Latinos’ improving finances may swing key states

A third of Latinos say their finances are in “excellent” or “good” shape, an improvement of more than a third more than last year, according to a Pew Research Center study.

Their ebullience about finances seemed to translate into optimism about the United States in general. More than half of Hispanics surveyed in September and early October said they are satisfied with the direction of the country, compared with 31 percent of the general public.

The study says a lot about the uneven nature of the recovery, which is being felt strongly among one of the nation's hardest-hit minority populations. It may say even more about the outcome the election on Tuesday.

If President Barack Obama hangs onto his lead in Nevada and New Mexico on Election Day and pulls off wins in nearly evenly split Florida and Colorado, his victories will be owed in great part to the strength of his support from Latino voters — despite Obama’s failure to address immigration reform in the past four years, a cause that drives many Latinos’ interest in national elections.

Nationwide, the president may do better among Latinos, now polling in his favor at 70 percent to 22 percent for GOP challenger Mitt Romney, than Obama did when elected four years ago, with 67 percent of the Hispanic vote. Those numbers have improved after Latinos showed relatively tepid feelings for the president earlier this year.

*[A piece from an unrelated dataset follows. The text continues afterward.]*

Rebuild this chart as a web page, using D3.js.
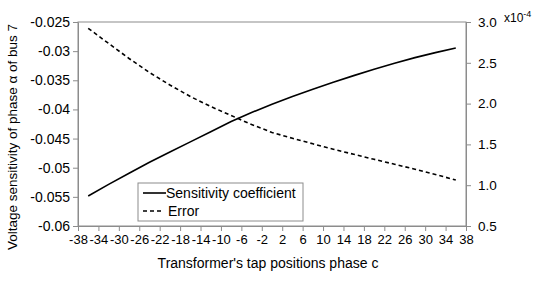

But if Hispanics are happy with Obama’s America, they will still expect plenty from the administration if they do boost the president into a second term. Increasingly spread across all 50 states but still heavily concentrated in the southwest, the Latino community felt that region’s housing crash deeply.

According to Pew, median household wealth fell by 58 percent between 2005 and 2010. And while poverty has declined by a full percentage point among Hispanics from 2010 to 2011, the recession saw Latino children pass white or black children in sheer numbers of poor.

The last statistic is not surprising, given the historic poverty rates among Latinos, but it’s also partly the effect of the rapid growth of Latinos as a percentage of the US population — an effect that may well give Obama the advantage he needs in crucial states come Tuesday.